— START DATA EXCERPTS —

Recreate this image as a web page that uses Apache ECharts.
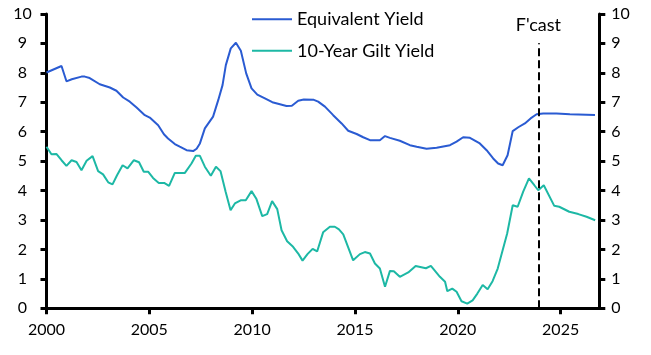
<!DOCTYPE html>
<html>
<head>
<meta charset="utf-8">
<script src="https://cdn.jsdelivr.net/npm/echarts@6/dist/echarts.min.js"></script>
<style>html,body{margin:0;padding:0;background:#fff;}#c{width:651px;height:355px;}</style>
</head>
<body>
<div id="c"></div>
<script>
const seriesNames = ['Equivalent Yield', '10-Year Gilt Yield'];
const xTickLabels = [2000, 2005, 2010, 2015, 2020, 2025];
const yTickLabels = [0,1,2,3,4,5,6,7,8,9,10];
const forecastYear = 2023.92;
const forecastLabel = "F'cast";

const eqYears = [2000.00,2000.73,2000.97,2001.23,2001.70,2001.86,2002.10,2002.59,2003.08,2003.40,2003.73,2004.05,2004.38,2004.78,2005.02,2005.43,2005.71,2005.91,2006.24,2006.48,2006.81,2007.13,2007.30,2007.46,2007.70,2008.10,2008.35,2008.56,2008.72,2008.96,2009.21,2009.45,2009.71,2009.97,2010.25,2010.62,2010.98,2011.35,2011.67,2011.93,2012.24,2012.51,2013.00,2013.21,2013.54,2013.94,2014.35,2014.67,2015.08,2015.40,2015.73,2016.21,2016.46,2016.70,2017.18,2017.67,2018.00,2018.48,2018.97,2019.62,2019.94,2020.26,2020.59,2021.07,2021.40,2021.72,2021.96,2022.18,2022.42,2022.67,2022.94,2023.26,2023.54,2023.83,2024.15,2024.80,2025.45,2026.67];
const eqValues = [8.01,8.23,7.71,7.78,7.87,7.87,7.82,7.61,7.50,7.39,7.16,7.02,6.82,6.56,6.48,6.22,5.91,5.77,5.58,5.49,5.37,5.34,5.42,5.60,6.11,6.51,7.07,7.58,8.26,8.83,9.02,8.75,7.98,7.47,7.26,7.13,7.00,6.93,6.87,6.88,7.05,7.09,7.08,7.02,6.85,6.56,6.28,6.03,5.92,5.81,5.71,5.71,5.85,5.79,5.69,5.54,5.49,5.42,5.45,5.54,5.66,5.81,5.79,5.60,5.37,5.09,4.92,4.86,5.20,6.02,6.15,6.28,6.45,6.59,6.62,6.62,6.59,6.57];

const giltYears = [2000.00,2000.24,2000.49,2000.73,2000.97,2001.22,2001.46,2001.70,2001.95,2002.24,2002.51,2002.75,2003.00,2003.21,2003.43,2003.70,2003.94,2004.25,2004.50,2004.73,2004.94,2005.18,2005.46,2005.72,2005.96,2006.24,2006.48,2006.73,2007.05,2007.26,2007.46,2007.70,2007.99,2008.24,2008.46,2008.71,2008.95,2009.16,2009.44,2009.69,2009.97,2010.21,2010.49,2010.73,2010.97,2011.22,2011.43,2011.70,2011.99,2012.24,2012.45,2012.69,2012.94,2013.16,2013.45,2013.78,2014.02,2014.22,2014.43,2014.91,2015.24,2015.48,2015.73,2015.97,2016.21,2016.46,2016.70,2016.89,2017.18,2017.59,2017.95,2018.45,2018.69,2019.13,2019.38,2019.49,2019.73,2019.94,2020.18,2020.46,2020.72,2020.95,2021.21,2021.45,2021.69,2021.94,2022.18,2022.40,2022.67,2022.91,2023.18,2023.46,2023.72,2023.91,2024.18,2024.69,2024.93,2025.42,2025.86,2026.26,2026.68];
const giltValues = [5.49,5.23,5.24,5.03,4.84,5.03,4.97,4.69,5.01,5.17,4.66,4.55,4.28,4.21,4.52,4.86,4.75,5.03,4.96,4.64,4.64,4.43,4.26,4.26,4.16,4.60,4.60,4.60,4.92,5.18,5.18,4.81,4.50,4.81,4.66,3.96,3.33,3.56,3.67,3.67,3.98,3.71,3.13,3.20,3.64,3.37,2.65,2.28,2.09,1.86,1.62,1.84,2.02,1.93,2.58,2.77,2.77,2.68,2.51,1.63,1.84,1.91,1.86,1.52,1.35,0.73,1.27,1.26,1.07,1.22,1.44,1.36,1.44,1.07,0.90,0.58,0.67,0.56,0.24,0.16,0.27,0.50,0.79,0.65,0.92,1.35,1.97,2.54,3.50,3.45,3.96,4.41,4.18,4.01,4.18,3.48,3.45,3.28,3.20,3.11,2.99];

const FONT = 'Lato';
const pairs = (xs, ys) => xs.map((x, i) => [x, ys[i]]);

const chart = echarts.init(document.getElementById('c'), null, {renderer: 'canvas'});
const axisLine = {show: true, lineStyle: {color: '#000', width: 3}};
const axisTick = {show: true, length: 6, lineStyle: {color: '#000', width: 3}};
chart.setOption({
  animation: false,
  backgroundColor: '#fff',
  grid: {left: 46.5, right: 51.7, top: 13.9, bottom: 46.7, containLabel: false},
  legend: {
    orient: 'vertical', left: 251, top: 10.3, padding: 0,
    itemWidth: 40, itemHeight: 20, itemGap: 13.4,
    itemStyle: {opacity: 0},
    lineStyle: {width: 2},
    textStyle: {fontFamily: FONT, fontSize: 18, color: '#000'},
    data: seriesNames
  },
  xAxis: {
    type: 'value', min: 2000, max: 2026.88,
    splitLine: {show: false},
    axisLine: axisLine,
    axisTick: Object.assign({}, axisTick, {customValues: xTickLabels}),
    axisLabel: {customValues: xTickLabels, formatter: v => String(v), fontFamily: FONT, fontSize: 16, color: '#000', margin: 14}
  },
  yAxis: [
    {
      type: 'value', min: 0, max: 10, interval: 1, position: 'left',
      splitLine: {show: false}, axisLine: axisLine, axisTick: axisTick,
      axisLabel: {fontFamily: FONT, fontSize: 16, color: '#000', margin: 24, align: 'center'}
    },
    {
      type: 'value', min: 0, max: 10, interval: 1, position: 'right',
      splitLine: {show: false}, axisLine: axisLine, axisTick: axisTick,
      axisLabel: {fontFamily: FONT, fontSize: 16, color: '#000', margin: 12, align: 'left'}
    }
  ],
  series: [
    {
      name: seriesNames[0], type: 'line', symbol: 'none', smooth: false,
      data: pairs(eqYears, eqValues),
      lineStyle: {color: '#2a5bd2', width: 2}, itemStyle: {color: '#2a5bd2'},
      markLine: {
        silent: true, symbol: ['none', 'none'],
        lineStyle: {color: '#000', width: 2, type: [8, 4]},
        label: {show: true, position: 'end', formatter: forecastLabel, fontFamily: FONT, fontSize: 18, color: '#000', distance: 9},
        data: [[{coord: [forecastYear, 0]}, {coord: [forecastYear, 9]}]]
      }
    },
    {
      name: seriesNames[1], type: 'line', symbol: 'none', smooth: false,
      data: pairs(giltYears, giltValues),
      lineStyle: {color: '#1db8a5', width: 2}, itemStyle: {color: '#1db8a5'}
    }
  ]
});
</script>
</body>
</html>
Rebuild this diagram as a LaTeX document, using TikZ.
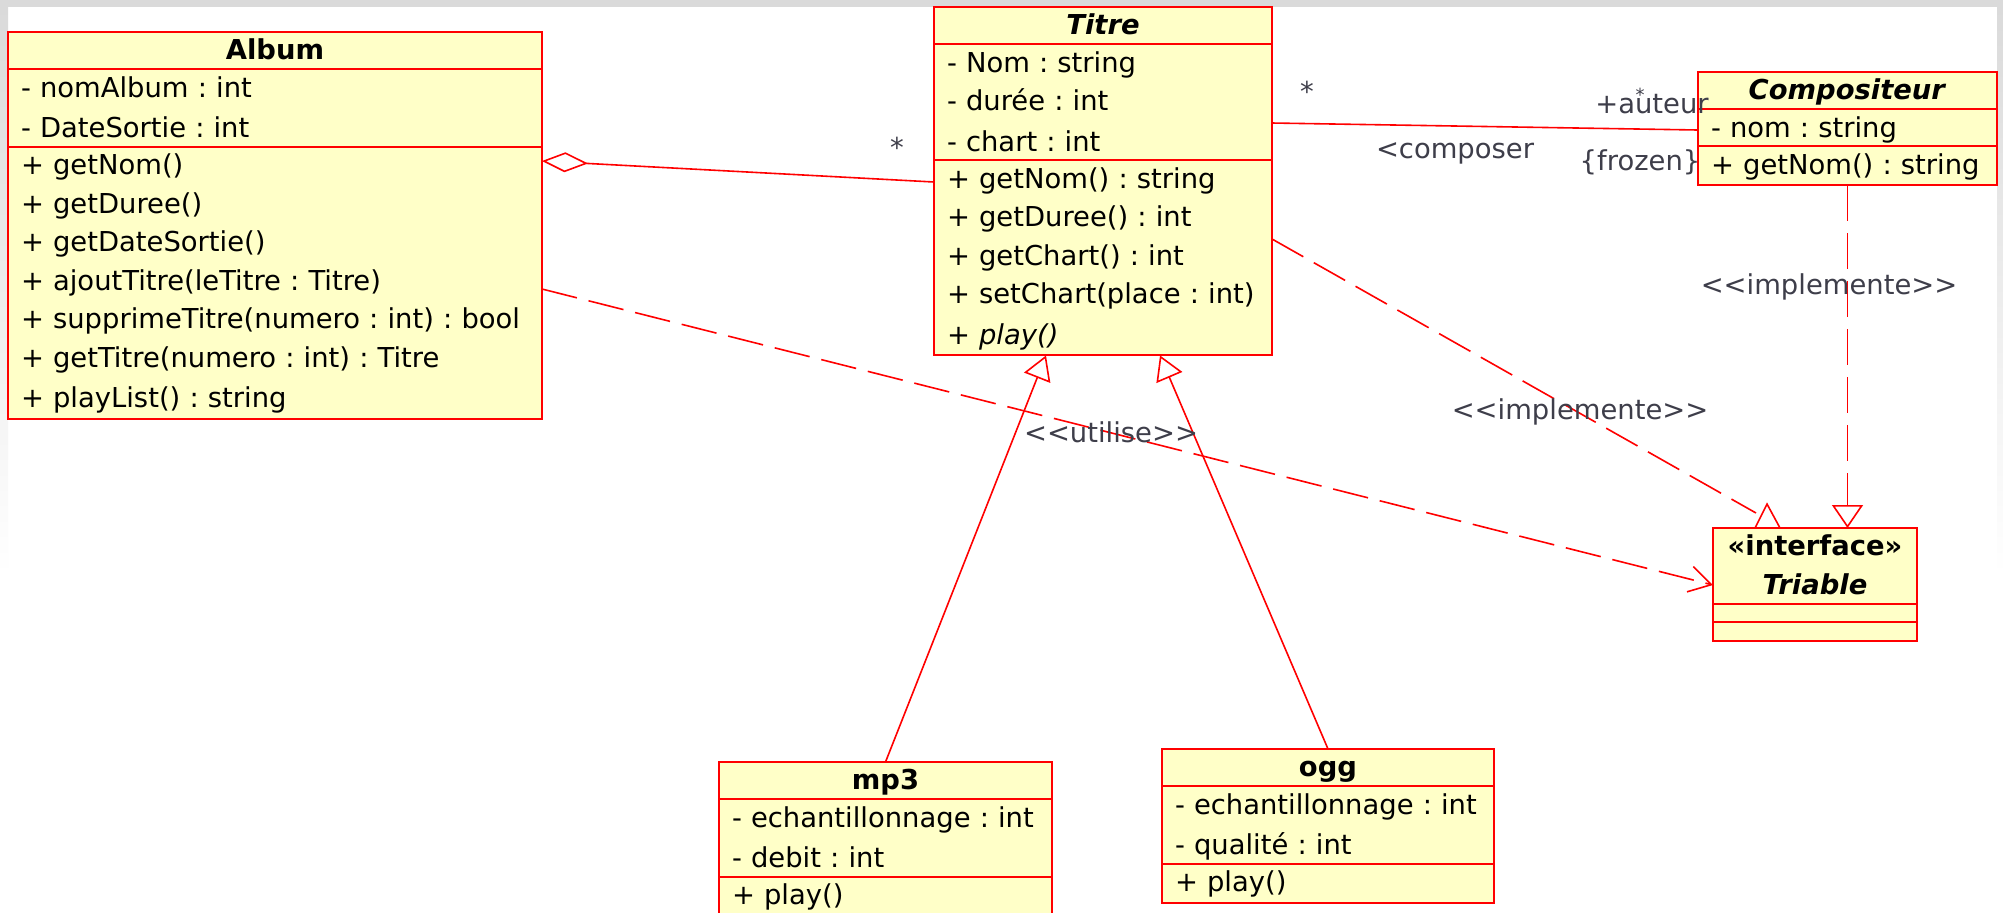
\documentclass[tikz,border=0pt]{standalone}
\usepackage{fontspec}
\setmainfont{DejaVu Sans}[Ligatures=TeXOff]
\usetikzlibrary{shapes.multipart,arrows.meta}
\definecolor{umlfill}{RGB}{255,255,200}
\definecolor{umlred}{RGB}{255,0,0}
\definecolor{lbltext}{RGB}{62,62,74}
\definecolor{shotframe}{RGB}{218,218,218}
\newcommand{\lastrow}{\rule[-4.1pt]{0pt}{17.575pt}}
\newcommand{\finalrow}{\rule[-5.1pt]{0pt}{18.575pt}}
\newcommand{\headrow}[1]{\hspace*{\fill}#1\hspace*{\fill}\lastrow}
\frenchspacing
\begin{document}
\begin{tikzpicture}[x=0.5pt, y=-0.5pt,
    classbox/.style={rectangle split, rectangle split parts=3, draw=umlred, fill=umlfill,
        line width=1pt, inner xsep=6.5pt, inner ysep=0pt, outer sep=0pt, anchor=north west,
        align=left, font=\fontsize{13.7}{19.25}\selectfont\frenchspacing},
    link/.style={umlred, line width=.8pt},
    dashlink/.style={link, dash pattern=on 18pt off 6pt},
    tag/.style={text=lbltext, inner sep=0pt, font=\fontsize{13.7}{16}\selectfont}]
\useasboundingbox (0,0) rectangle (2003,912);
\clip (0,0) rectangle (2003,912);
\fill[white] (0,0) rectangle (2003,912);
\fill[shotframe] (0,0) rectangle (2003,7);
\shade[top color=shotframe, bottom color=white] (0,7) rectangle (8,575);
\shade[top color=shotframe, bottom color=white] (1997,7) rectangle (2003,575);

\node[classbox, text width=254pt] (album) at (8,32) {\headrow{\textbf{Album}}
    \nodepart{two}\strut- nomAlbum : int\\\lastrow- DateSortie : int
    \nodepart{three}\strut+ getNom()\\\strut+ getDuree()\\\strut+ getDateSortie()\\
    \strut+ ajoutTitre(leTitre : Titre)\\\strut+ supprimeTitre(numero : int) : bool\\
    \strut+ getTitre(numero : int) : Titre\\\finalrow+ playList() : string};
\node[classbox, text width=156pt] (titre) at (934,7) {\headrow{\textbf{\textit{Titre}}}
    \nodepart{two}\strut- Nom : string\\\strut- durée : int\\\lastrow- chart : int
    \nodepart{three}\strut+ getNom() : string\\\strut+ getDuree() : int\\\strut+ getChart() : int\\
    \strut+ setChart(place : int)\\\finalrow+ \textit{play()}};
\node[classbox, text width=136.5pt] (compo) at (1698,72) {\headrow{\textbf{\textit{Compositeur}}}
    \nodepart{two}\lastrow- nom : string
    \nodepart{three}\finalrow+ getNom() : string};
\node[classbox, text width=89pt] (triable) at (1713,528) {\headrow{\textbf{«interface»}}\\\headrow{\textbf{\textit{Triable}}}
    \nodepart{two}\rule{0pt}{8pt}
    \nodepart{three}\rule{0pt}{8.5pt}};
\node[classbox, text width=153.5pt] (mp3) at (719,762) {\headrow{\textbf{mp3}}
    \nodepart{two}\strut- echantillonnage : int\\\lastrow- debit : int
    \nodepart{three}\finalrow+ play()};
\node[classbox, text width=153pt] (ogg) at (1162,749) {\headrow{\textbf{ogg}}
    \nodepart{two}\strut- echantillonnage : int\\\lastrow- qualité : int
    \nodepart{three}\finalrow+ play()};

\draw[link, {Diamond[open, length=23pt, width=10pt]}-] ([yshift=-64.5pt]album.north east) -- ([yshift=-87.5pt]titre.north west);
\draw[link] ([yshift=-58pt]titre.north east) -- ([yshift=-29pt]compo.north west);
\draw[dashlink, -{Straight Barb[length=11pt, width=13pt]}] ([yshift=-128.5pt]album.north east) -- ([yshift=-28.5pt]triable.north west);
\draw[dashlink] ([yshift=-116pt]titre.north east) -- ([shift={(21.5pt,7.5pt)}]triable.north west);
\draw[link] ([xshift=21pt]triable.north west) -- ([shift={(27pt,12pt)}]triable.north west) -- ([xshift=33.5pt]triable.north west);
\draw[dashlink, -{Triangle[open, length=11.5pt, width=15.5pt]}] (compo.south) -- (compo.south |- triable.north);
\draw[link, -{Triangle[open, length=12pt, width=14pt]}] (mp3.north) -- ([xshift=56pt]titre.south west);
\draw[link, -{Triangle[open, length=12pt, width=14pt]}] (ogg.north) -- ([xshift=113pt]titre.south west);

\node[tag] (multTitre) at (897,147) {*};
\node[tag] (multCompo) at (1307,91) {*};
\node[tag] (roleName) at (1652,104) {+auteur};
\node[tag, font=\fontsize{9}{10}\selectfont] (multAuteur) at (1640,95) {*};
\node[tag] (assocName) at (1455,153) {<composer};
\node[tag] (frozenTag) at (1640,162) {\{frozen\}};
\node[tag] (implTitre) at (1580,412) {<<implemente>>};
\node[tag] (implCompo) at (1829,287) {<<implemente>>};
\node[tag] (usesTag) at (1111,432) {<<utilise>>};
\end{tikzpicture}
\end{document}
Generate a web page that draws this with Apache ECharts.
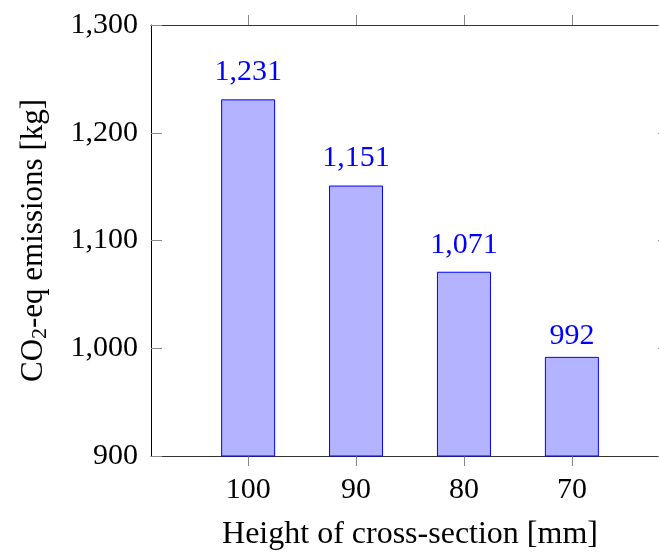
<!DOCTYPE html>
<html>
<head>
<meta charset="utf-8">
<script src="https://cdn.jsdelivr.net/npm/echarts@6/dist/echarts.min.js"></script>
<style>
html,body{margin:0;padding:0;background:#fff;}
#chart{width:659px;height:552px;}
</style>
</head>
<body>
<div id="chart"></div>
<script>
// Data
var categories = ['100', '90', '80', '70'];
var emissions = [1231, 1151, 1071, 992];
var yTicks = [900, 1000, 1100, 1200, 1300];
var xLimits = [61, 109];

var FONT = '"Liberation Serif", "Times New Roman", serif';
var FS = 30;
function fmt(v) { return String(v).replace(/\B(?=(\d{3})+(?!\d))/g, ','); }
var xVals = categories.map(Number);

var chart = echarts.init(document.getElementById('chart'), null, {renderer: 'canvas'});
var tickStyleX = {show: true, inside: false, length: 10, lineStyle: {color: '#888', width: 1}, customValues: xVals};
var tickStyleY = {show: true, inside: true, length: 11, lineStyle: {color: '#888', width: 1}};
var lineStyle = {color: '#333', width: 1};

// labels with a comma sit higher (the comma's descender deepens the label box)
var barData = xVals.map(function (x, i) {
  var txt = fmt(emissions[i]);
  return {value: [x, emissions[i]], label: {distance: txt.indexOf(',') >= 0 ? 12 : 5.5}};
});

chart.setOption({
  animation: false,
  backgroundColor: '#fff',
  grid: {left: 151, top: 25, width: 518, height: 431, containLabel: false, outerBoundsMode: 'none'},
  xAxis: [{
    type: 'value', inverse: true, min: xLimits[0], max: xLimits[1], position: 'bottom',
    axisLine: {show: true, onZero: false, lineStyle: lineStyle},
    axisTick: tickStyleX,
    splitLine: {show: false},
    axisLabel: {show: true, customValues: xVals, margin: 19, color: '#000', fontFamily: FONT, fontSize: FS,
      formatter: function (v) { return String(v); }},
    name: 'Height of cross-section [mm]', nameLocation: 'middle', nameGap: 63,
    nameTextStyle: {color: '#000', fontFamily: FONT, fontSize: 32}
  }, {
    type: 'value', inverse: true, min: xLimits[0], max: xLimits[1], position: 'top',
    axisLine: {show: true, onZero: false, lineStyle: lineStyle},
    axisTick: tickStyleX,
    splitLine: {show: false},
    axisLabel: {show: false}
  }],
  yAxis: [{
    type: 'value', min: yTicks[0], max: yTicks[yTicks.length - 1], interval: 100, position: 'left',
    axisLine: {show: true, onZero: false, lineStyle: {color: '#000', width: 1}},
    axisTick: tickStyleY,
    splitLine: {show: false},
    axisLabel: {show: true, margin: 13, color: '#000', fontFamily: FONT, fontSize: FS, formatter: fmt},
    name: 'CO{sub|2}-eq emissions [kg]', nameLocation: 'middle', nameGap: 100, nameRotate: 90,
    nameTextStyle: {color: '#000', fontFamily: FONT, fontSize: 31,
      rich: {sub: {fontFamily: FONT, fontSize: 22, color: '#000', padding: [12, 0, 0, 0]}}}
  }, {
    type: 'value', min: yTicks[0], max: yTicks[yTicks.length - 1], interval: 100, position: 'right',
    axisLine: {show: true, onZero: false, lineStyle: lineStyle},
    axisTick: tickStyleY,
    splitLine: {show: false},
    axisLabel: {show: false}
  }],
  series: [{
    type: 'bar',
    xAxisIndex: 0, yAxisIndex: 0,
    barWidth: 54,
    clip: true,
    data: barData,
    itemStyle: {color: '#b3b3ff', borderColor: '#0000ff', borderWidth: 1},
    label: {show: true, position: 'top', distance: 12, color: '#0000ff', fontFamily: FONT, fontSize: FS,
      formatter: function (p) { return fmt(p.value[1]); }}
  }]
});
</script>
</body>
</html>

— END DATA EXCERPTS —

▸ **PROBLEM TO WORK ON**
Search the listing for the word "this". Copy every line in which it occurs.

▸ **TASK RESULT**
Recreate this image as a web page that uses Apache ECharts.
Rebuild this diagram as a LaTeX document, using TikZ.
Generate a web page that draws this with Apache ECharts.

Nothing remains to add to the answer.